Job Digital Lab con ING Italia: Silvia Colombo racconta come è nato il progetto
Se uno dei maggiori gruppi finanziari al mondo decide di investire in un'economia inclusiva, a chi si affida? È possibile creare valore come banca, come datore di lavoro e nella società?
"Il gruppo ci ha chiesto di rimuovere le barriere per chi vuole entrare nel mondo del lavoro, attraverso lo sviluppo di competenze digitali più forti e solide. E noi di ING di digitale ce ne intendiamo", racconta Silvia Colombo, responsabile della comunicazione esterna, public affairs e CSR di ING Italia. È grazie alla sua energia e alla sua determinazione che è nato il progetto Job Digital Lab. La formazione che ti rimette in gioco, ora alla sua seconda edizione.
Con l'aiuto di Nicoletta Vulpetti, appassionata di racconti d'identità, arricchiamo la seconda edizione del programma formativo, ideato con ING Italia, con le storie delle persone protagoniste di un cambiamento, personale e di comunità.
Sono una persona che quando intravede la possibilità di una sfida, la coglie.
L’anno scorso il gruppo ne lancia una: creare un’economia più inclusiva entro il 2025.
È così che nasce Job Digital Lab: ho capito che potevamo fare qualcosa nelle comunità a livello locale, attraverso quello che sapevamo fare meglio, essere digitali.
Ho raccolto la sfida e ora siamo al secondo anno.
Il gruppo ci ha chiesto di rimuovere le barriere per chi vuole entrare nel mondo del lavoro, attraverso lo sviluppo di competenze digitali più forti e solide.
E noi di ING di digitale ce ne intendiamo.
Quando siamo nati, nel 2001, le banche online pure - si chiamavano così allora – non esistevano. Un progetto che mi ha affascinato da subito.
Ricordo ancora il giorno del colloquio in ING, tanti anni fa.
Lavoravo in un grande gruppo editoriale: avevamo appena inaugurato la sede disegnata da Renzo Piano.
Rispondo a un annuncio e con la mia Polo nera e Tuttocittà, mi reco in via Attendolo (Milano Sud) per il colloquio: non c’era nulla, solo sedi di nuove aziende in una landa semi-desolata, in cui mi aggiravo per trovare l’edificio giusto.
Mentre mi faccio largo tra gli scatoloni della recente start-up, mi dico “figurati se vengo a lavorare qui”. Quando esco, la decisione è presa: voglio far parte di questo progetto.
In quel posto si stava creando qualcosa di nuovo, con un’energia e un entusiasmo che avrebbe cambiato il settore, e io volevo stare lì dove si costruiva futuro del banking.
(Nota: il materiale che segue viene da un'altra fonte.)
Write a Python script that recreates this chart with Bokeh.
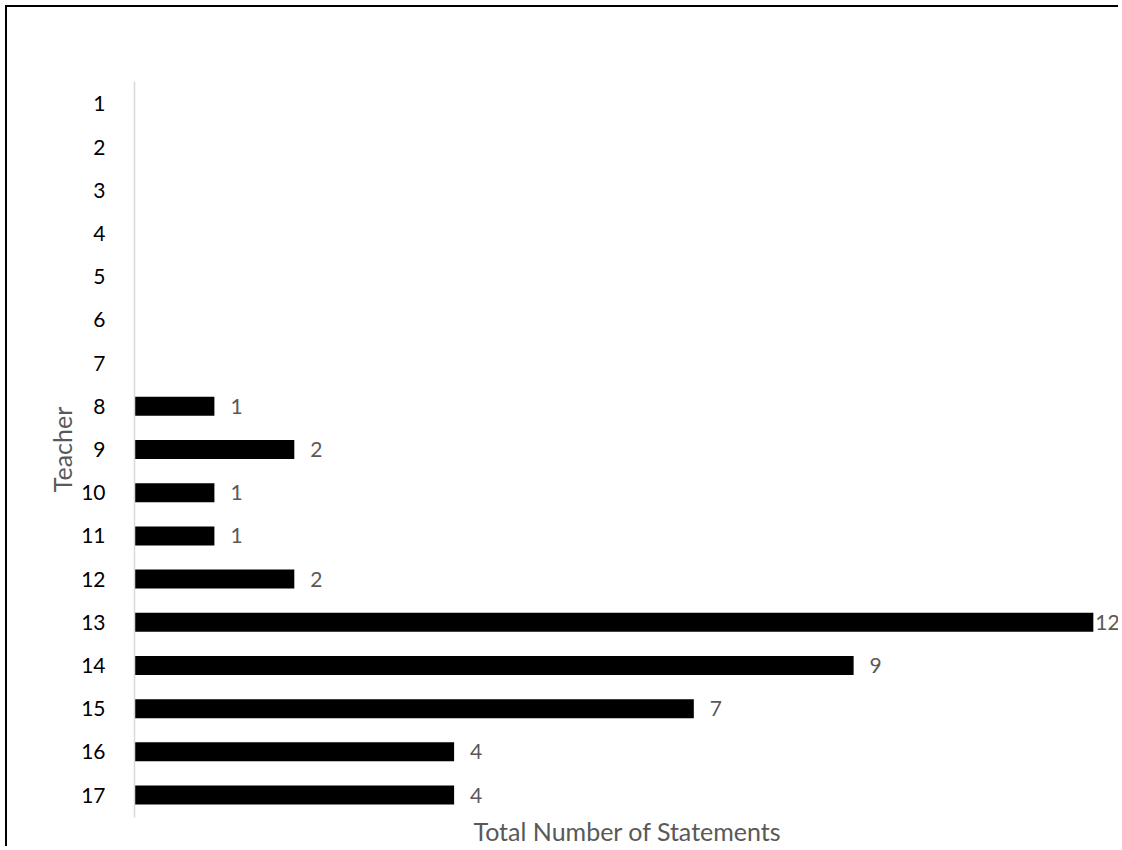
from bokeh.plotting import figure
from bokeh.models import FactorRange, Range1d, ColumnDataSource, FixedTicker, LabelSet
from bokeh.core.properties import value
from bokeh.embed import file_html
from bokeh.resources import INLINE

teachers = [str(i) for i in range(1, 18)]
statements = [0, 0, 0, 0, 0, 0, 0, 1, 2, 1, 1, 2, 12, 9, 7, 4, 4]
x_title = "Total Number of Statements"
y_title = "Teacher"

max_v = max(statements)
labels = [str(v) if v > 0 else "" for v in statements]
offsets = [2 if v == max_v else 16 for v in statements]

src = ColumnDataSource(dict(teacher=teachers, val=statements, lab=labels, off=offsets))

FONT = "Lato"

p = figure(width=1113, height=841, output_backend="svg", toolbar_location=None,
           y_range=FactorRange(factors=list(reversed(teachers)), range_padding=0.02,
                               range_padding_units="absolute"),
           x_range=Range1d(0, 12.34),
           min_border_left=127, min_border_top=74, min_border_right=0, min_border_bottom=0)
p.styles = {"border-left": "2px solid black", "border-top": "2px solid black",
            "margin-left": "5px", "margin-top": "5px"}
p.outline_line_color = None
p.xgrid.visible = False
p.ygrid.visible = False

p.hbar(y="teacher", right="val", left=0, height=0.44, source=src,
       fill_color="black", line_color=None)
p.add_layout(LabelSet(x="val", y="teacher", text="lab", x_offset="off", source=src,
                      text_baseline="middle", text_align="left", text_color="#595959",
                      text_font=value(FONT), text_font_size="21px"))

ya = p.yaxis[0]
ya.axis_line_color = "#d9d9d9"
ya.axis_line_width = 1.5
ya.major_tick_line_color = None
ya.minor_tick_line_color = None
ya.major_label_standoff = 23
ya.major_label_text_font = FONT
ya.major_label_text_font_size = "21px"
ya.major_label_text_color = "#000000"
ya.axis_label = y_title
ya.axis_label_text_font = FONT
ya.axis_label_text_font_style = "normal"
ya.axis_label_text_font_size = "25px"
ya.axis_label_text_color = "#595959"
ya.axis_label_standoff = 1

xa = p.xaxis[0]
xa.ticker = FixedTicker(ticks=[])
xa.axis_line_color = None
xa.major_tick_line_color = None
xa.minor_tick_line_color = None
xa.major_tick_out = 0
xa.major_label_standoff = 0
xa.axis_label = x_title
xa.axis_label_text_font = FONT
xa.axis_label_text_font_style = "normal"
xa.axis_label_text_font_size = "25px"
xa.axis_label_text_color = "#595959"
xa.axis_label_standoff = -2

open("out.html", "w").write(file_html(p, INLINE))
Il digitale ha agito anche su altri aspetti della mia vita, non solo il lavoro: per me, che abito a una trentina di chilometri da Milano, poter ricorrere a una modalità di lavoro ibrida, per esempio, è fondamentale per coniugare vita privata e professionale. In azienda lo chiamiamo modello super flessibile. È il singolo che decide, quando e come lavorare da casa o se andare in sede per incontrare il gruppo di lavoro.
Qual è il mio perché per “allacciarmi le scarpe” ogni mattina? Dare sempre il mio meglio ogni singola giornata.
È anche per questo che lo scorso anno, mentre eravamo in lockdown e le possibilità di distrazione erano molte meno, ho deciso di tornare a studiare: mi sono iscritta ai corsi singoli dell’Università Statale. Ho iniziato con filosofia della scienza, quest’anno ho proseguito con filosofia morale. Ancora una volta gli strumenti digitali mi hanno semplificato la vita e aperto porte nuove: non avrei potuto seguire i corsi se non ci fosse stata la DAD e le lezioni registrate disponibili in ogni momento.
Mi sta piacendo questa nuova avventura: apre la mente e fa riflettere su dinamiche che nella frenesia quotidiana non hanno più spazio... quasi fossero pensieri di altri tempi. Invece sono molto attuali e hanno più legami con il mondo di oggi di quando non si pensi. Aiutano a guardare oltre all’apparenza e a vedere gli elementi strutturali.